On the issue of providing land rights to indigenous people Khandakar said, “In Assam, Sixth Schedule areas, tribal belt and blocks, hill districts are already there to protect the rights of genuine indigenous people, that means indigenous tribals. But now a section of people are trying to preserve land rights for the upper caste population by naming them indigenous.”

Erosion in Marigaon, Abul Kalam

“Without considering economic and social issues, the BJP has hurriedly adopted this land policy to counter the huge (massive) resentment among people against Citizenship Amendment Act,” observed Khandar.

The newly adopted land policy is not just surreptitiously misleading but also highly controversial. “The document, on which it is based on, the Brahma Committee’s report, is problematic. It calls Bengali speaking Muslims as ‘immigrants’. We are not immigrants. Our ancestors were brought here for agricultural purposes during the British reign and some came on their own and settled here. So ours is internal migration, and within a country’s internal migration is a general matter.
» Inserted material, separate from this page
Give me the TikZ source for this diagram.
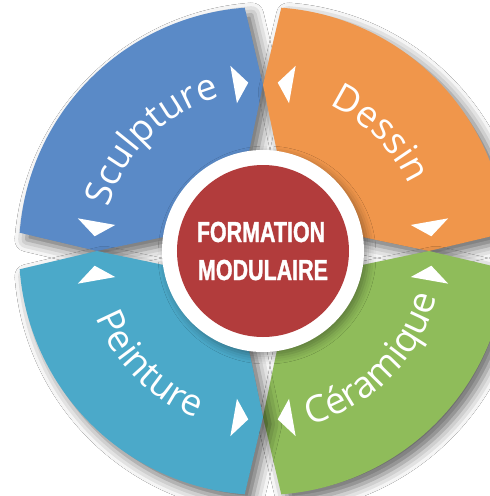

Actually this policy has been brought to defame and deprive minorities (linguistic and religious) of land rights”, Shajahan Ali Ahmed, another activist from Assam said.

Depriving Bengali origin Muslims of land rights

Over the last five years more than 11, 97, 228 bighas land was eroded and as many as 86,536 people have been rendered landless according to a Lok Sabha reply by the ministry of Jal Shakti (Water Power), Department of Water Resources, River Development & Ganga Rejuvenation.

Once the Land Policy 2019 is implemented, excluding the Bengali speaking Muslims of Assam their compatriots would be entitled to land rights.

As the present government is infamous among the minority communities, to put it in Ahmed’s word “this government can do anything overnight.”

Despite being considered as hastily prepared and misleading land policy, the minority opinion makers are fearful of the new land settlement policy and view it as partisan.